70 years Navitimer! Discover the redesigned collection! To create the new Navitimer, Breitling preserved the most recognizable aspects of the icon’s design code. From a distance, this is unmistakably a Navitimer, with its circular slide rule, baton indexes, trio of chronograph counters, and notched bezel for easy grip. Up close, however, its modern refinements come through loud and clear.
A flattened slide rule and a domed crystal create the illusion of a more compact profile. Alternating polished and brushed finishes give the metal elements a lustrous yet understated quality.

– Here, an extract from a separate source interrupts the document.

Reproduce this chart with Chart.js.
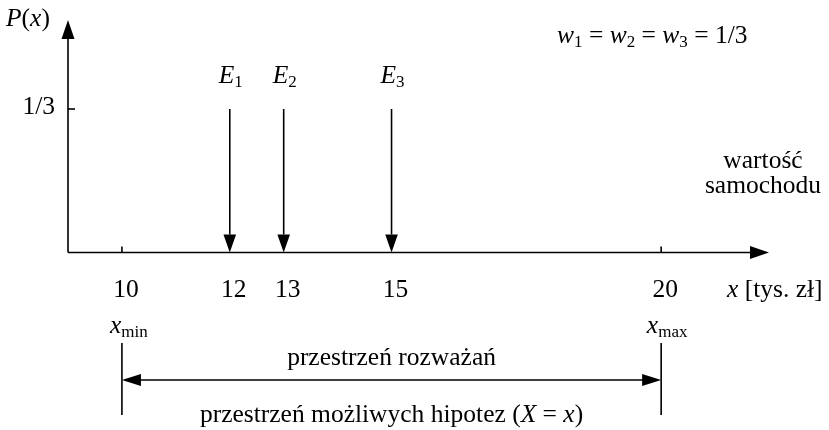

A slimmer silhouette on the oscillating weight enhances the open-caseback view of the COSC-certified Breitling Manufacture Caliber 01. This column-wheel chronograph calibre with a vertical clutch is backed by a five-year warranty, provides approximately 70 hours of power reserve, and allows the wearer to change the date – now visible through a discreet window in the subdial at 6 o’clock – at any time.
The watch comes in a range of sizes (46, 43, or 41 mm), two case materials (stainless steel or 18-carat red gold), and a choice of straps (semi-shiny alligator or seven-row metal bracelet). Modern colors in shades of blue, green, and copper define its updated dial options. And if there is one feature sure to spark nostalgia, it’s the return of the AOPA wings to their original position at 12 o’clock.
Breitling Navitimer 1952 – 2022
Not even its inventor could have predicted the phenomenon the Navitimer would become. In 1952, Willy Breitling developed a wrist-worn chronograph with a circular slide rule that would allow pilots to perform all necessary flight calculations. Two years later, the Aircraft Owners and Pilots Association (AOPA), the largest aviators’ club in the world, announced the design as its official timepiece. The association’s winged logo was emblazoned at 12 o’clock, and the “navigation timer” – or Navitimer – was born.
The Navitimer grew up alongside the burgeoning civil aviation industry. Beloved by airline captains and aircraft enthusiasts, it even made its way into space on the wrist of astronaut Scott Carpenter in 1962 as a 24-hour timepiece to tell day from night. And it wasn’t only pilots drawn to the watch’s irrepressible aesthetic. Celebrities of the day, such as Miles Davis, Serge Gainsbourg, Jim Clark, and Graham Hill, were devotees, proving that the Navitimer had style as well as function.